→ **Material supplied**:
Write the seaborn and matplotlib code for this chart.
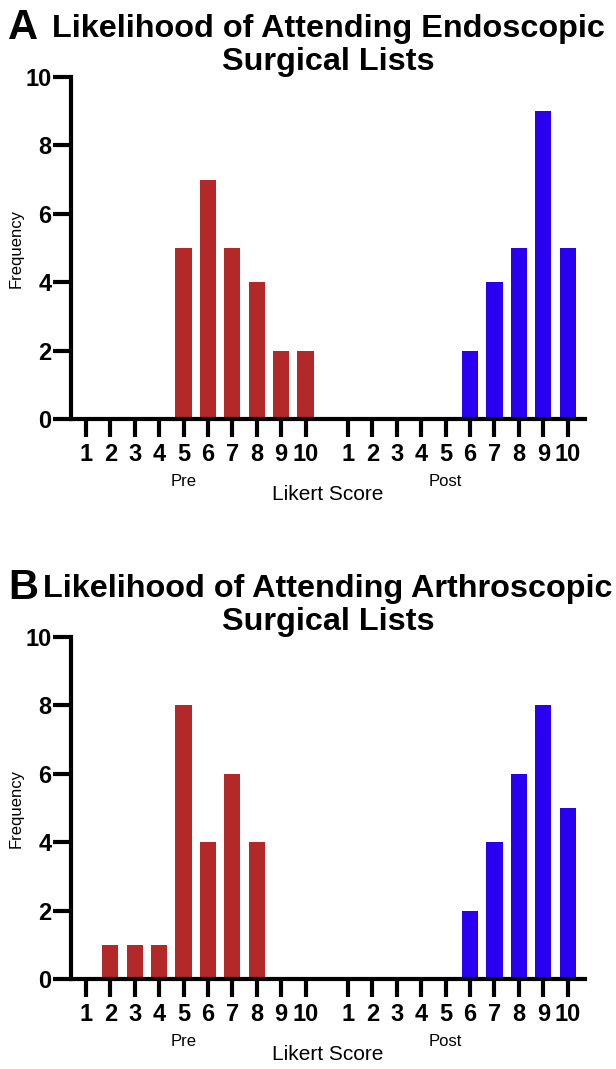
import pandas as pd
import matplotlib
matplotlib.use("Agg")
import matplotlib.pyplot as plt
import seaborn as sns

# Likert scores and frequencies
scores = list(range(1, 11))
endo_pre = [0, 0, 0, 0, 5, 7, 5, 4, 2, 2]
endo_post = [0, 0, 0, 0, 0, 2, 4, 5, 9, 5]
arthro_pre = [0, 1, 1, 1, 8, 4, 6, 4, 0, 0]
arthro_post = [0, 0, 0, 0, 0, 2, 4, 6, 8, 5]

titles = [("Likelihood of Attending Endoscopic", "Surgical Lists"),
          ("Likelihood of Attending Arthroscopic", "Surgical Lists")]
letters = ["A", "B"]
colors = {"Pre": "#B3292A", "Post": "#2A00F0"}

sns.set_theme(style="white")
plt.rcParams["font.family"] = ["Liberation Sans", "DejaVu Sans"]
plt.rcParams["text.color"] = "black"
plt.rcParams["axes.labelcolor"] = "black"
plt.rcParams["xtick.color"] = "black"
plt.rcParams["ytick.color"] = "black"

W, H = 616, 1069
fig = plt.figure(figsize=(W / 100, H / 100), dpi=100)

GAP = 10.74  # offset of the Post group on the x scale


def make_df(pre, post):
    rows = []
    for s, v in zip(scores, pre):
        rows.append({"pos": s - 1, "count": v, "group": "Pre"})
    for s, v in zip(scores, post):
        rows.append({"pos": s - 1 + GAP, "count": v, "group": "Post"})
    return pd.DataFrame(rows)


def px_axes(left, top, right, bottom):
    return fig.add_axes([left / W, 1 - bottom / H, (right - left) / W, (bottom - top) / H])


panels = [(endo_pre, endo_post), (arthro_pre, arthro_post)]
for k, (pre, post) in enumerate(panels):
    off = 560 * k
    ax = px_axes(71, 77 + off, 585, 419 + off)
    df = make_df(pre, post)
    sns.barplot(data=df, x="pos", y="count", hue="group", palette=colors,
                native_scale=True, dodge=False, width=0.66, linewidth=0,
                saturation=1, legend=False, ax=ax)
    ax.set_xlim(-0.61, 20.45)
    ax.set_ylim(0, 10)
    ax.set_yticks([0, 2, 4, 6, 8, 10])
    ax.set_yticklabels(["0", "2", "4", "6", "8", "10"], fontsize=17, fontweight="bold")
    ticks = [s - 1 for s in scores] + [s - 1 + GAP for s in scores]
    ax.set_xticks(ticks)
    ax.set_xticklabels([str(s) for s in scores] * 2, fontsize=17, fontweight="bold")
    ax.tick_params(axis="both", length=13, width=3, color="black", direction="out",
                   bottom=True, left=True)
    ax.tick_params(axis="x", pad=4)
    ax.tick_params(axis="y", pad=1)
    for side in ["top", "right"]:
        ax.spines[side].set_visible(False)
    for side in ["left", "bottom"]:
        ax.spines[side].set_linewidth(3)
        ax.spines[side].set_color("black")
    ax.set_xlabel("")
    ax.set_ylabel("Frequency", fontsize=12)
    ax.yaxis.set_label_coords(-(71 - 24) / 514, 0.5)

    # group labels and axis title
    ax.text(4, -1.83, "Pre", ha="center", va="center", fontsize=12)
    ax.text(4 + GAP, -1.83, "Post", ha="center", va="center", fontsize=12)
    ax.text(0.5, -0.222, "Likert Score", transform=ax.transAxes,
            ha="center", va="center", fontsize=15)

    line1, line2 = titles[k]
    fig.text(328 / W, 1 - (29 + off) / H, line1, ha="center", va="center",
             fontsize=23.3, fontweight="bold")
    fig.text(328 / W, 1 - (62 + off) / H, line2, ha="center", va="center",
             fontsize=23.3, fontweight="bold")
    fig.text(8 / W, 1 - (28 + off) / H, letters[k], ha="left", va="center",
             fontsize=30, fontweight="bold")

fig.savefig("out.png", dpi=100)
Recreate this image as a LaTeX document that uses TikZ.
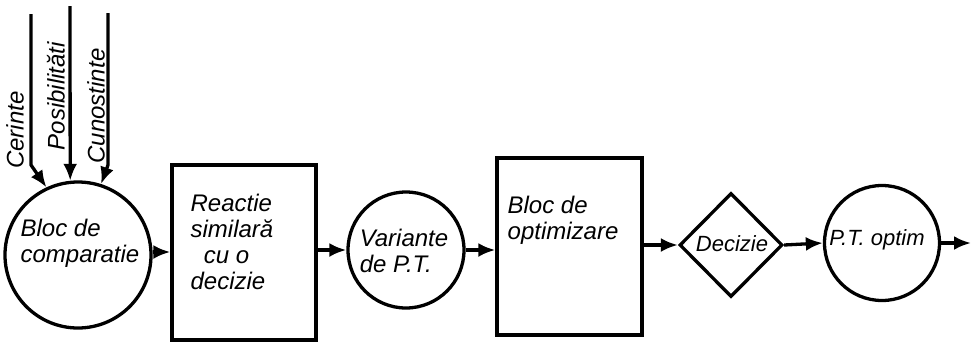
\documentclass[tikz,border=0pt]{standalone}
\usepackage{fontspec}
\setmainfont{Liberation Sans}
\usetikzlibrary{arrows.meta,shapes.geometric}
\begin{document}
\begin{tikzpicture}[x=1pt,y=-1pt,
  line width=3.3pt,
  flow/.style={-{Latex[length=17pt,width=14pt]}},
  roundblk/.style={draw,circle,inner sep=0pt},
  rectblk/.style={draw,rectangle,inner sep=0pt},
  choice/.style={draw,diamond,inner sep=0pt,minimum width=103pt,minimum height=104pt},
  hand/.style={font=\fontsize{24}{26}\selectfont\itshape,inner sep=0pt,align=left},
  smallhand/.style={hand,font=\fontsize{22}{24}\selectfont\itshape}]
\useasboundingbox (0,0) rectangle (971,341);

% blocks of the chain
\node[roundblk,minimum size=146pt] (cmp) at (78,255) {};
\node[rectblk,minimum width=144pt,minimum height=175pt] (react) at (244,252.5) {};
\node[roundblk,minimum size=116pt] (var) at (406,250) {};
\node[rectblk,minimum width=145pt,minimum height=177pt] (opt) at (569.5,246.5) {};
\node[choice] (dec) at (731,245) {};
\node[roundblk,minimum size=115pt] (best) at (882,243) {};

% texts inside the blocks
\node[hand] (tcmp) at (80,243) {Bloc de\\comparatie};
\node[hand,anchor=north west] (treact) at (189,192) {Reactie\\similară\\\ \ cu o\\decizie};
\node[hand] (tvar) at (404,251) {Variante\\de P.T.};
\node[hand,anchor=north west] (topt) at (506,194) {Bloc de\\optimizare};
\node[smallhand] (tdec) at (732,244) {Decizie};
\node[smallhand] (tbest) at (877,240) {P.T. optim};

% inputs of the comparison block
\coordinate (inA) at (31,14);
\coordinate (inAb) at (31,165);
\coordinate (inB) at (70,6);
\coordinate (inC) at (108,13);
\coordinate (inCb) at (108,165);
\draw[flow] (inA) -- (inAb) -- (cmp.115);
\draw[flow] (inB) -- (cmp.96);
\draw[flow] (inC) -- (inCb) -- (cmp.72);
\node[hand,rotate=90] (lA) at (15,130) {Cerinte};
\node[hand,rotate=90] (lB) at (56,96) {Posibilităti};
\node[hand,rotate=90] (lC) at (96,106) {Cunostinte};

% connections along the chain
\coordinate (out) at (971,243);
\draw[flow] (cmp.east |- 0,252) -- (react.west |- 0,252);
\draw[flow] (react.east |- var.west) -- (var.west);
\draw[flow] (var.east) -- (var.east -| opt.west);
\draw[flow] (dec.west -| opt.east) -- (dec.west);
\draw[flow] (dec.east) -- (best.west);
\draw[flow] (best.east) -- (out);
\end{tikzpicture}
\end{document}
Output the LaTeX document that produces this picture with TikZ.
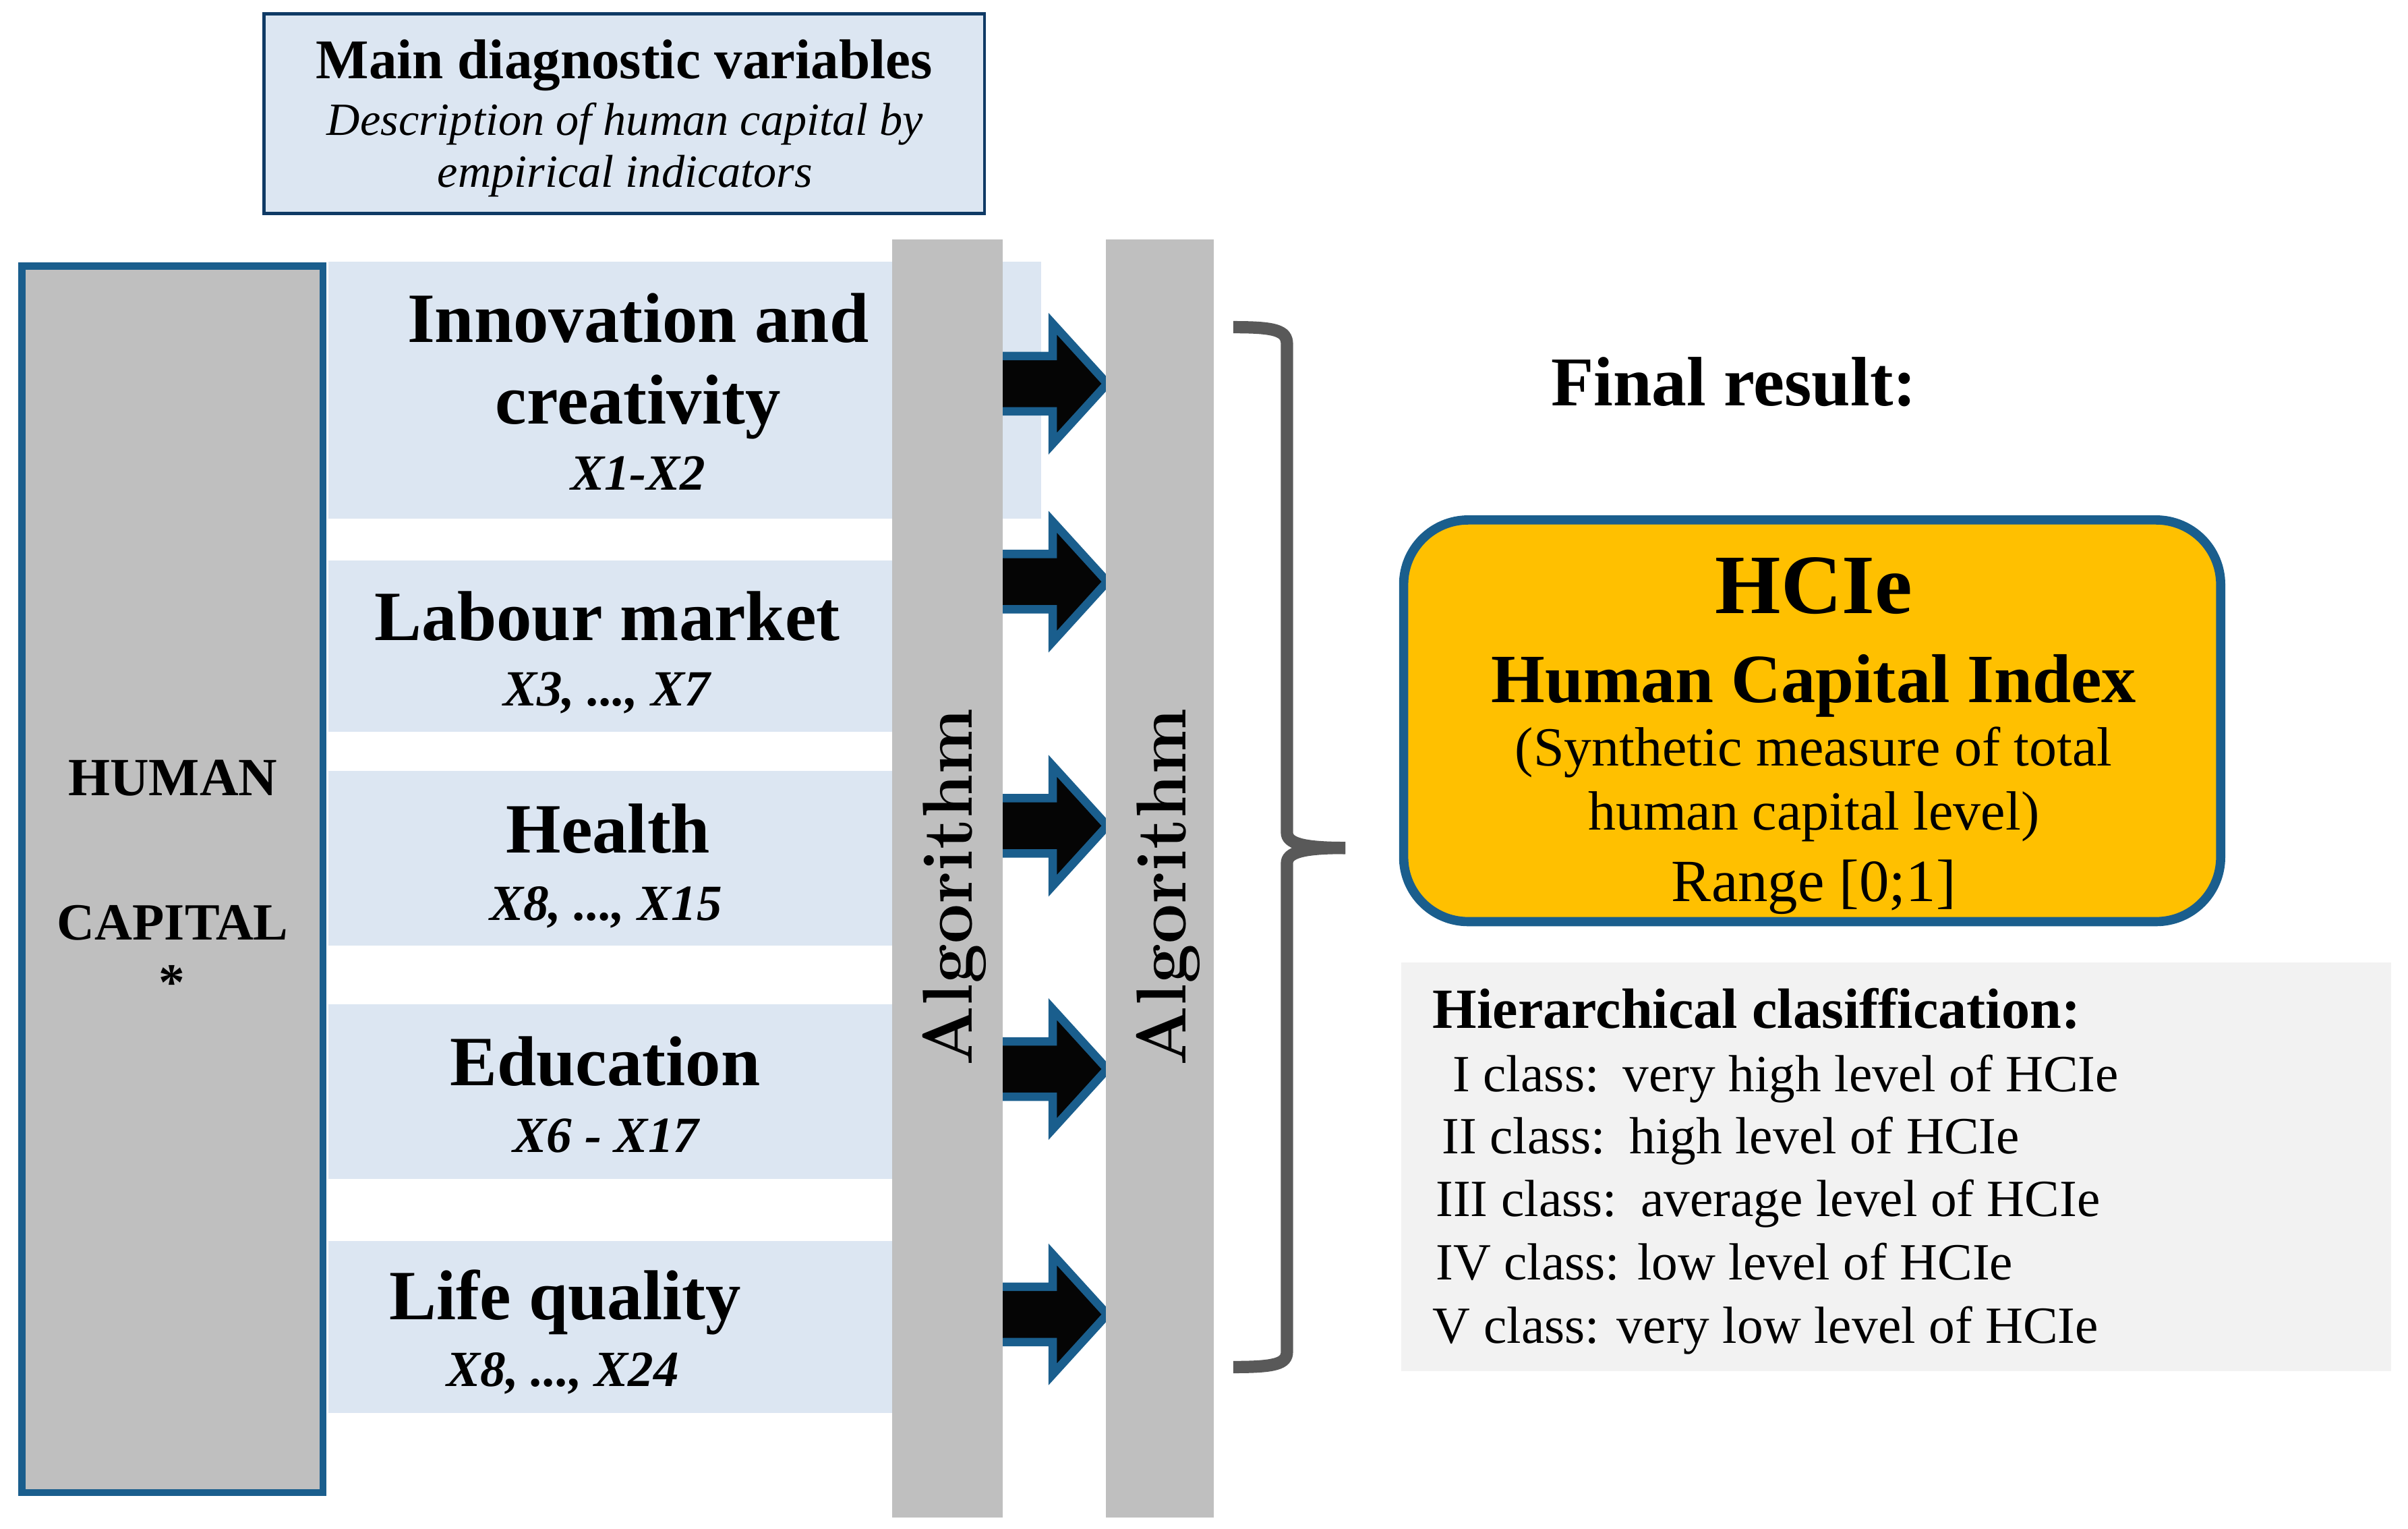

→ **Written problem**: Take the lines from the start of the material to the line with "return fig.add_axes([left /", both included, and transcribe them exactly without the pictures.

→ **Task output**:
Write the seaborn and matplotlib code for this chart.
import pandas as pd
import matplotlib
matplotlib.use("Agg")
import matplotlib.pyplot as plt
import seaborn as sns

# Likert scores and frequencies
scores = list(range(1, 11))
endo_pre = [0, 0, 0, 0, 5, 7, 5, 4, 2, 2]
endo_post = [0, 0, 0, 0, 0, 2, 4, 5, 9, 5]
arthro_pre = [0, 1, 1, 1, 8, 4, 6, 4, 0, 0]
arthro_post = [0, 0, 0, 0, 0, 2, 4, 6, 8, 5]

titles = [("Likelihood of Attending Endoscopic", "Surgical Lists"),
          ("Likelihood of Attending Arthroscopic", "Surgical Lists")]
letters = ["A", "B"]
colors = {"Pre": "#B3292A", "Post": "#2A00F0"}

sns.set_theme(style="white")
plt.rcParams["font.family"] = ["Liberation Sans", "DejaVu Sans"]
plt.rcParams["text.color"] = "black"
plt.rcParams["axes.labelcolor"] = "black"
plt.rcParams["xtick.color"] = "black"
plt.rcParams["ytick.color"] = "black"

W, H = 616, 1069
fig = plt.figure(figsize=(W / 100, H / 100), dpi=100)

GAP = 10.74  # offset of the Post group on the x scale


def make_df(pre, post):
    rows = []
    for s, v in zip(scores, pre):
        rows.append({"pos": s - 1, "count": v, "group": "Pre"})
    for s, v in zip(scores, post):
        rows.append({"pos": s - 1 + GAP, "count": v, "group": "Post"})
    return pd.DataFrame(rows)


def px_axes(left, top, right, bottom):
    return fig.add_axes([left / W, 1 - bottom / H, (right - left) / W, (bottom - top) / H])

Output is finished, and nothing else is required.